For nurseries who only cater for pre-school children, goodness knows how they are going to survive when they are forced to sell their sessions at £3.41 an hour. (That’s Birmingham’s rate). Oh and by 2015 they will have to pay a graduate to lead them, how will they afford that!
Sounds as if Gary is not in the child care industry going by his comment. I’m the manager of a medium sized private nursery and I agree with libby that to be a partnership provider with the council actually hits us in the pocket and costs us money, due to their demands. In no other industry in the private sector would this be entertained, but we are supposted to just grin and bear it! A lot of council nurseries could be financially managed better, which could perhaps prevent closures.

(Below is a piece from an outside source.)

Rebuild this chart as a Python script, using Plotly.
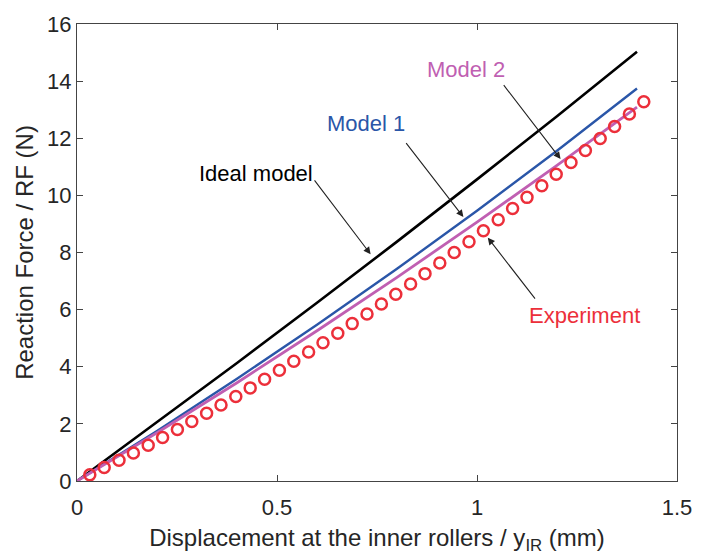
import plotly.graph_objects as go

# Model lines (x in mm, force in N)
line_x = [0.0, 0.2, 0.4, 0.6, 0.8, 1.0, 1.2, 1.4]
ideal_y = [0.0, 2.05, 4.13, 6.24, 8.38, 10.56, 12.77, 15.03]
model1_y = [0.0, 1.75, 3.58, 5.47, 7.43, 9.46, 11.56, 13.74]
model2_y = [0.0, 1.69, 3.44, 5.26, 7.13, 9.06, 11.05, 13.09]

# Experiment (circles)
exp_x = [0.032, 0.068, 0.105, 0.141, 0.178, 0.214, 0.251, 0.287, 0.324, 0.360,
         0.397, 0.433, 0.469, 0.506, 0.542, 0.579, 0.615, 0.652, 0.688, 0.725,
         0.761, 0.797, 0.834, 0.870, 0.907, 0.943, 0.980, 1.016, 1.053, 1.089,
         1.125, 1.162, 1.198, 1.235, 1.271, 1.308, 1.344, 1.381, 1.417]
exp_y = [0.22, 0.47, 0.73, 0.98, 1.25, 1.52, 1.80, 2.08, 2.37, 2.66,
         2.96, 3.26, 3.56, 3.88, 4.19, 4.52, 4.84, 5.17, 5.51, 5.85,
         6.20, 6.54, 6.90, 7.26, 7.63, 8.00, 8.38, 8.76, 9.15, 9.54,
         9.93, 10.34, 10.74, 11.15, 11.57, 11.99, 12.41, 12.85, 13.28]

FONT = "Liberation Sans, Arial, sans-serif"

fig = go.Figure()
fig.add_trace(go.Scatter(x=line_x, y=ideal_y, mode="lines",
                         line=dict(color="#000000", width=2.6), name="Ideal model"))
fig.add_trace(go.Scatter(x=line_x, y=model1_y, mode="lines",
                         line=dict(color="#2a56a8", width=2.4), name="Model 1"))
fig.add_trace(go.Scatter(x=line_x, y=model2_y, mode="lines",
                         line=dict(color="#c05fb2", width=2.8), name="Model 2"))
fig.add_trace(go.Scatter(x=exp_x, y=exp_y, mode="markers",
                         marker=dict(symbol="circle-open", size=11, color="#ec2f3a",
                                     line=dict(width=2.5, color="#ec2f3a")),
                         name="Experiment"))

# annotations: (text, text x, text y, color, tail x, tail y, tip x, tip y)
labels = [
    ("Ideal model", 0.448, 10.75, "#000000", 0.591, 10.58, 0.734, 7.94),
    ("Model 1", 0.722, 12.50, "#2a56a8", 0.820, 11.88, 0.966, 9.24),
    ("Model 2", 0.973, 14.42, "#c05fb2", 1.064, 13.91, 1.209, 11.27),
    ("Experiment", 1.268, 5.78, "#ec2f3a", 1.148, 6.33, 1.027, 8.52),
]
for txt, tx, ty, col, ax_, ay_, hx, hy in labels:
    fig.add_annotation(x=tx, y=ty, text=txt, showarrow=False,
                       font=dict(family=FONT, size=22, color=col))
    fig.add_annotation(x=hx, y=hy, ax=ax_, ay=ay_, xref="x", yref="y",
                       axref="x", ayref="y", text="", showarrow=True,
                       arrowhead=2, arrowsize=1.3, arrowwidth=1.1,
                       arrowcolor="#222222")

axis_common = dict(showgrid=False, zeroline=False, showline=True, linecolor="#444444",
                   linewidth=1.3, mirror="ticks", ticks="inside", ticklen=6,
                   tickcolor="#444444", tickfont=dict(family=FONT, size=22, color="#262626"))

fig.update_layout(
    width=704, height=558,
    margin=dict(l=77, r=18, t=15, b=77),
    paper_bgcolor="white", plot_bgcolor="white",
    showlegend=False,
    font=dict(family=FONT, color="#262626"),
    xaxis=dict(range=[0, 1.5], tickvals=[0, 0.5, 1, 1.5], ticktext=["0", "0.5", "1", "1.5"],
               ticklabelstandoff=6,
               title=dict(text="Displacement at the inner rollers / y<sub>IR</sub> (mm)",
                          font=dict(family=FONT, size=24, color="#262626"), standoff=10),
               **axis_common),
    yaxis=dict(range=[0, 16], tickvals=list(range(0, 17, 2)),
               title=dict(text="Reaction Force / RF (N)",
                          font=dict(family=FONT, size=24, color="#262626"), standoff=6),
               **axis_common),
)

fig.write_html("out.html")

Bad form to any nursery that doesn’t deal with a closure properly – you have a responsibility to your children, staff and parents and must face the situation and let people have their say, if it can’t be avoided, it can certainly be managed better – boo to Poppets Montessori Nursery
As the owner of a small chain of private nurseries I have long urged the government to rethink its funding of the 15 hrs free entitlement. The amount we owners are being paid doesn’t come close to covering costs and the Code of Practice is such we cannot make up the shortfall. What this means is that either 1) my business becomes unsustainable (not an option) or 2) I yank up the prices for those not covered by the funding. Therefore ordinary hardworking parents are having to subsidise the funded children. How can this be fair? The government must rethink the Code of Practice before the entire industry is destroyed. In my small area I know of 3 nurseries that have closed – how many more must go before people realise the significance of this appalling legislation?

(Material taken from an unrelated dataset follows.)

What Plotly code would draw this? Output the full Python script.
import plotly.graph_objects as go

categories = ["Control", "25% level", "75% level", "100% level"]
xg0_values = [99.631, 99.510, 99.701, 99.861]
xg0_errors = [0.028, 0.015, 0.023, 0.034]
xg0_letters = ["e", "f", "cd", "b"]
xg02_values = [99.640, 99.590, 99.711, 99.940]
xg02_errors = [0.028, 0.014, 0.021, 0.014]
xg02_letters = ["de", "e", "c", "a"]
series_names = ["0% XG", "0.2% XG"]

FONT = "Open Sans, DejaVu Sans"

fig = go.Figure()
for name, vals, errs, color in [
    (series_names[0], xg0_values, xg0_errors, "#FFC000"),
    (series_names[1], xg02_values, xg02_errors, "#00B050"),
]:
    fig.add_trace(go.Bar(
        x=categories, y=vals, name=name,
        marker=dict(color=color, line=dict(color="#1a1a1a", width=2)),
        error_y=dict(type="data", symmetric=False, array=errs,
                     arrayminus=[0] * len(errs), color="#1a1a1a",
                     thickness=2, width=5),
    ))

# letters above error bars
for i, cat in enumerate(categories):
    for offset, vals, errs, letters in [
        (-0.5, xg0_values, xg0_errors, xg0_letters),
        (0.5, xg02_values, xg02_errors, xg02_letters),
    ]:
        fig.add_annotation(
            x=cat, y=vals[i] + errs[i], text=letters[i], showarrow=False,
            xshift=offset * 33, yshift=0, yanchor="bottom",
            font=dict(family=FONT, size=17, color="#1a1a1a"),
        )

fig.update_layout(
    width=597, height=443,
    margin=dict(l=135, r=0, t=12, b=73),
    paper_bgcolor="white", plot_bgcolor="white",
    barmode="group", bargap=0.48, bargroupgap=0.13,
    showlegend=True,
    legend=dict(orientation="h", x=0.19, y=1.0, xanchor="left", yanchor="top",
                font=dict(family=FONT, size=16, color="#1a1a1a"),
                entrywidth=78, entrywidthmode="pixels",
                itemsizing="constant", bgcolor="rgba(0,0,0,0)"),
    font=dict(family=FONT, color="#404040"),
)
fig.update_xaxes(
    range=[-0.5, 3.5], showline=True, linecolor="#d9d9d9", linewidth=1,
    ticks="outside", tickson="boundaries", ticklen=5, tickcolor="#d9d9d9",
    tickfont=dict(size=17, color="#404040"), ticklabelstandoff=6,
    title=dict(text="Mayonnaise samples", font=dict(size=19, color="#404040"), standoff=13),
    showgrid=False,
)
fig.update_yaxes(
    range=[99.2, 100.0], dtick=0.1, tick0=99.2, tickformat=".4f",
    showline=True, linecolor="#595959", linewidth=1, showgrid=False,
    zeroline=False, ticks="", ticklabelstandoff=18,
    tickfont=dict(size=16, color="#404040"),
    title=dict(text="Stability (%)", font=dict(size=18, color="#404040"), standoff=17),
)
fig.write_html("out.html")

It has long been my opinion that if a nursery is in either the voluntary or private sector it should not rely on Government subsidy. All providers should ensure that that their business are real.

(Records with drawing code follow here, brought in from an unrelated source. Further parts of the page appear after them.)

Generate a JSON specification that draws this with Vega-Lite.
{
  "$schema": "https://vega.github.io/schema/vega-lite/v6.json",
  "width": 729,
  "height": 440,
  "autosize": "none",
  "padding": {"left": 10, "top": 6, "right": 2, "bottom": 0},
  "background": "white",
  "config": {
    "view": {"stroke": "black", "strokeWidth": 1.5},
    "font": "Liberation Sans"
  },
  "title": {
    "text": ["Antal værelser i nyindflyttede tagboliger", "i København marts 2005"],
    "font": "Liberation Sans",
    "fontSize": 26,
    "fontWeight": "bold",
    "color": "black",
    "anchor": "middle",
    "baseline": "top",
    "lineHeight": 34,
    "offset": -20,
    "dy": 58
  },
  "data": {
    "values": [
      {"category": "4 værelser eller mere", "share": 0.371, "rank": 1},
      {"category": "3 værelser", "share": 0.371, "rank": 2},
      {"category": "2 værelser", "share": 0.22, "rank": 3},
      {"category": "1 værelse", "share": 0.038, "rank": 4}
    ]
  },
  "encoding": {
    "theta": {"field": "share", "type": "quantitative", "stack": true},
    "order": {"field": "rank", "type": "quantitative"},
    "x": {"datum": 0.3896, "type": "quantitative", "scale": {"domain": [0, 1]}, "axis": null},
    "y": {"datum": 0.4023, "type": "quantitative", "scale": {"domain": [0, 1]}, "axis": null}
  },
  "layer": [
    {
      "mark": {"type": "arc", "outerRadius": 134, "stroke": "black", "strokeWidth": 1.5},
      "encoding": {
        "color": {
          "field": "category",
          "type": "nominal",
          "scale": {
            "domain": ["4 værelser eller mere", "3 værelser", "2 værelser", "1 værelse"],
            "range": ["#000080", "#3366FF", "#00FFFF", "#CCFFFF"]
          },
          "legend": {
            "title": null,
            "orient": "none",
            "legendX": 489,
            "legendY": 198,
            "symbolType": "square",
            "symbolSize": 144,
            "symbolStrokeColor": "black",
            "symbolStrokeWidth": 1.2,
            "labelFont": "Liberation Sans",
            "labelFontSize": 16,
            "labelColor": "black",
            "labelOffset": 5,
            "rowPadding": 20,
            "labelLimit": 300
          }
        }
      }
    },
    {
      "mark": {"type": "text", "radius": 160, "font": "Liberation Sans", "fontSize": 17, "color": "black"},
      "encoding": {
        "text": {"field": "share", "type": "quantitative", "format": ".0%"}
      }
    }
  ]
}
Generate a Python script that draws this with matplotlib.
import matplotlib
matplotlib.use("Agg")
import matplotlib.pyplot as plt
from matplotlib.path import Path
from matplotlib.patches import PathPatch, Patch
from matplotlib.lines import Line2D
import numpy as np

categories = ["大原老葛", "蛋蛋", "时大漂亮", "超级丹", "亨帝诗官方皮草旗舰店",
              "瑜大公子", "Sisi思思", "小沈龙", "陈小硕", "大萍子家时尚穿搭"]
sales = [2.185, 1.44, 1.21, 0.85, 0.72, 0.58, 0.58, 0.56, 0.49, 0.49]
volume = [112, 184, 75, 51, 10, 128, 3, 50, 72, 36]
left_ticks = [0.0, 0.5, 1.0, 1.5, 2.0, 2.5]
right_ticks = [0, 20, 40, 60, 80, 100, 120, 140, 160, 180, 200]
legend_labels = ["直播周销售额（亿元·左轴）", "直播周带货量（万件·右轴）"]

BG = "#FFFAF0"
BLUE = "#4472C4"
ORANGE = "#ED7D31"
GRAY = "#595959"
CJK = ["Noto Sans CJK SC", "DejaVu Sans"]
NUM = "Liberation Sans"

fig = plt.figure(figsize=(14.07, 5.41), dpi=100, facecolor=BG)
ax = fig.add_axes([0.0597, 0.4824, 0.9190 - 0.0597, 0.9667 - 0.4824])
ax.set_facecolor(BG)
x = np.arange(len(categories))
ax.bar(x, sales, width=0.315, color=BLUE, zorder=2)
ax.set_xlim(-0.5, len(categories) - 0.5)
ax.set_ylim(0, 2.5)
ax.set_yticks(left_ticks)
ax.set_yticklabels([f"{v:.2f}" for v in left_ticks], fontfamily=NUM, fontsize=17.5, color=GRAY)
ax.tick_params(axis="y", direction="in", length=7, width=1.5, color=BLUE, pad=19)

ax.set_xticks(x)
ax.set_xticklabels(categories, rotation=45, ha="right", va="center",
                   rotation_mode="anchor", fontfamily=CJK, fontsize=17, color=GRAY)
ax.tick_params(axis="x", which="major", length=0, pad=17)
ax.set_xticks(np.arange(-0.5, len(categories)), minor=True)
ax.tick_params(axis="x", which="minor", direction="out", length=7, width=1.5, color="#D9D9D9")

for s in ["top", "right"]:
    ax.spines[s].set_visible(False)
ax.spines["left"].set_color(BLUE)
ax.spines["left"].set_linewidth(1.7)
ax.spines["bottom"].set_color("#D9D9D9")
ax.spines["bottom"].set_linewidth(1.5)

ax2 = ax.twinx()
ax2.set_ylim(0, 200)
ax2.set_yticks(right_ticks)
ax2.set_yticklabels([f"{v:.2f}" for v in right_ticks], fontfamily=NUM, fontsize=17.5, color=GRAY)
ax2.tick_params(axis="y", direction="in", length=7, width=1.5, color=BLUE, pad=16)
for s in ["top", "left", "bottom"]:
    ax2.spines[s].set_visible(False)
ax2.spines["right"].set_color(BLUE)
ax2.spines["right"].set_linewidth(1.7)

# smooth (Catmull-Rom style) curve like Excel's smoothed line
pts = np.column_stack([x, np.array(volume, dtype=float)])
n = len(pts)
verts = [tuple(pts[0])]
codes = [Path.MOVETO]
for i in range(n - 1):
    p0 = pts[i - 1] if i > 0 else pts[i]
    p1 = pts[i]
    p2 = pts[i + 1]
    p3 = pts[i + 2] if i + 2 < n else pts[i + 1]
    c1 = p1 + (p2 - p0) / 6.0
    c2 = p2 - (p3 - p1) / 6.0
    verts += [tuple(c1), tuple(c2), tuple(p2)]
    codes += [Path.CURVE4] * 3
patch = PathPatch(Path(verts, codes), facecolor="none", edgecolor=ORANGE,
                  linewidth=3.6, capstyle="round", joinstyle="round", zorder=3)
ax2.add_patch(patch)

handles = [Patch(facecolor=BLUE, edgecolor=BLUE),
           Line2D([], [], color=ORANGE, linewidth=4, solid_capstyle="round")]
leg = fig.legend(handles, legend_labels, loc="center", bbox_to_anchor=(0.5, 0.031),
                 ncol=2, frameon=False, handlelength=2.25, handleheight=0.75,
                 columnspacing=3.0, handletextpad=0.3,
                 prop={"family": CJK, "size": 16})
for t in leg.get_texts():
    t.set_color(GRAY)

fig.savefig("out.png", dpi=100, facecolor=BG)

Of course one should be part of The FEEE programme as it is very beneficial for parents – but you cannot set-up a business that is reliant on it.
We do not ‘rely’ on it but it has rather been forced upon us! Unless ALL PVI’s pull out unanimously there is no choice but to stay with it! There is not a PVI in my area that feels they can pull out – we are almost damned if we do damned if we dont….and I wouldnt mind but my mind is constantly on my business, trying to think of ways to make it more sustainable so that my whole family and the staff and children that we care for dont suffer but I am at a loss…………feeling very alone although knowing there are so many of you out there in the same way….
I opened my business because I have a passion for children and their families NOT so that I could be dictated to by large corporations….who I can employ what I should pay them…how much I can charge…
If the childcare costs came direct to the setting that would help. I concur with others on here..Care to Learn, Universities, Tax credits should get there act together…we deserve the money regularly and on time…I am still waiting for payments since September…what happens if parents pull out for whatever reason.. where do we stand then…?
I havent got a problem with help but look at other countries and implement their excellence PLEASE
rant over for this lunchtime…watch this space!